Light the Fuse: Did you guys like The Last Jedi?
Maryann Brandon: I liked parts of the The Last Jedi, yeah.
LTF: Mary Jo?
Mary Jo Markey: [silence]
LTF: The Last Jedi… the second one.
LTF: Well alright, I guess we’re not telling the truth today.
MJM: Well, we’re not lying.
MB: You know, The Last Jedi, I will say this, it was just a different take….
LTF: A completely different take…
MB: …on the Star Wars saga. And to Rian’s [pause] credit, he stuck to what he wanted to do and he wanted to deconstruct the film and open it up to.. to go a different direction. And that is the film he made.

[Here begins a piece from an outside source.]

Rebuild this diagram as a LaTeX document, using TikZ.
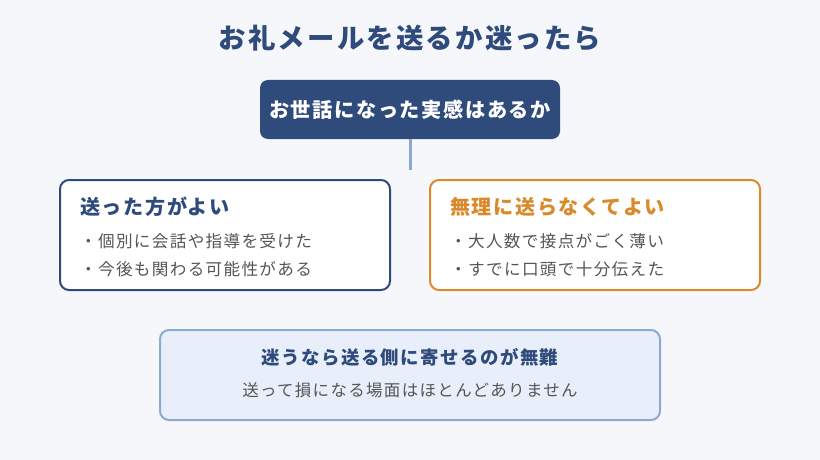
\documentclass[tikz,border=0pt]{standalone}
\usepackage{fontspec}
\setmainfont{Noto Sans CJK JP}
\newfontfamily\jp[LetterSpace=8]{Noto Sans CJK JP}
\usetikzlibrary{positioning}
\definecolor{pageBg}{HTML}{F5F7FB}
\definecolor{navyBlue}{HTML}{2F4B7C}
\definecolor{adviceOrange}{HTML}{D98A2B}
\definecolor{lineBlue}{HTML}{8FA8D0}
\definecolor{noteFill}{HTML}{E9EFFA}
\definecolor{bodyGray}{HTML}{555555}

\begin{document}
\begin{tikzpicture}[x=1pt, y=-1pt,
  every node/.style={inner sep=0pt},
  question/.style={fill=navyBlue, rounded corners=8pt, text=white,
                   minimum width=300pt, minimum height=59pt,
                   font=\jp\fontsize{20.2}{24}\selectfont\bfseries},
  card/.style={draw, line width=2pt, fill=white, rounded corners=9pt,
               minimum width=330pt, minimum height=110pt},
  cardtitle/.style={anchor=west, font=\jp\fontsize{20.1}{24}\selectfont\bfseries},
  bullet/.style={anchor=west, text=bodyGray, font=\jp\fontsize{16.6}{20}\selectfont},
  note/.style={draw=lineBlue, line width=2pt, fill=noteFill, rounded corners=9pt,
               minimum width=500pt, minimum height=90pt},
]
% Background
\fill[pageBg] (0,0) rectangle (820,460);
\useasboundingbox (0,0) rectangle (820,460);

% Title
\node[text=navyBlue, font=\jp\fontsize{27.4}{32}\selectfont\bfseries] (title) at (410,38)
  {お礼メールを送るか迷ったら};

% Question
\node[question] (root) at (410,109.5) {お世話になった実感はあるか};
\coordinate (rootEnd) at (410,170);
\draw[lineBlue, line width=3pt] (root.south) -- (rootEnd);

% Left card
\node[card, draw=navyBlue] (sendBox) at (225,235) {};
\node[cardtitle, text=navyBlue] (sendT) at (80,207) {送った方がよい};
\node[bullet] (sendA) at (80,241) {・個別に会話や指導を受けた};
\node[bullet] (sendB) at (80,269) {・今後も関わる可能性がある};

% Right card
\node[card, draw=adviceOrange] (skipBox) at (595,235) {};
\node[cardtitle, text=adviceOrange] (skipT) at (450,207) {無理に送らなくてよい};
\node[bullet] (skipA) at (450,241) {・大人数で接点がごく薄い};
\node[bullet] (skipB) at (450,269) {・すでに口頭で十分伝えた};

% Bottom note
\node[note] (tipBox) at (410,375) {};
\node[text=navyBlue, font=\jp\fontsize{18.4}{22}\selectfont\bfseries] (tipT) at (410,357)
  {迷うなら送る側に寄せるのが無難};
\node[text=bodyGray, font=\jp\fontsize{16.5}{20}\selectfont] (tipB) at (410,390)
  {送って損になる場面はほとんどありません};

\end{tikzpicture}
\end{document}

And you know, I know it’s controversial, but isn’t that kind of good in a way?
LTF: You bring new elements…
MB: You bring in new elements…
LTF: Kind of exciting…
MB: Yeah. I- you know- that’s why I say I feel like very much in hindsight that the Trilogy, the last part of the Trilogy, needed one vision. And-
MJM: I couldn’t agree more.
LTF: Yeah… it’s a little all over the place.
MJM: It’s very strange to have the second film (inaudible) consciously undo the storytelling of the first film-
MB: -of the first film.
MJM: I’m sorry, but that’s what it felt like.
LTF: Yeah, that’s what a lot of people were trying to say that about The Rise of Skywalker, that it undid all the stuff that Rian Johnson did, but it’s like yeah you know, Rian Johnson kind of did that first…
MB: Right, so it’s kind of like it went like that.
MJM: I really don’t feel that’s true about [The Rise of Skywalker]. I don’t know, I just-
MB: Well the third film went with the first film…
MJM: [The Rise of Skywalker] took where [The Last Jedi] ended and just tried to tell the story… tell a story. I didn’t feel like it was consciously un-
MJM: trying to… I don’t know. It just didn’t feel that way to me.
LTF: Essentially, The Last Jedi is a polarizing movie. It has some really interesting ideas in it that don’t all fully work.
MB: I agree. I think it’s really polarizing and I think it was hard to know for the writer and for JJ [Abrams] what to do with it. I think, you know-
LTF: Right, like how to bring the Star Wars fans back from that.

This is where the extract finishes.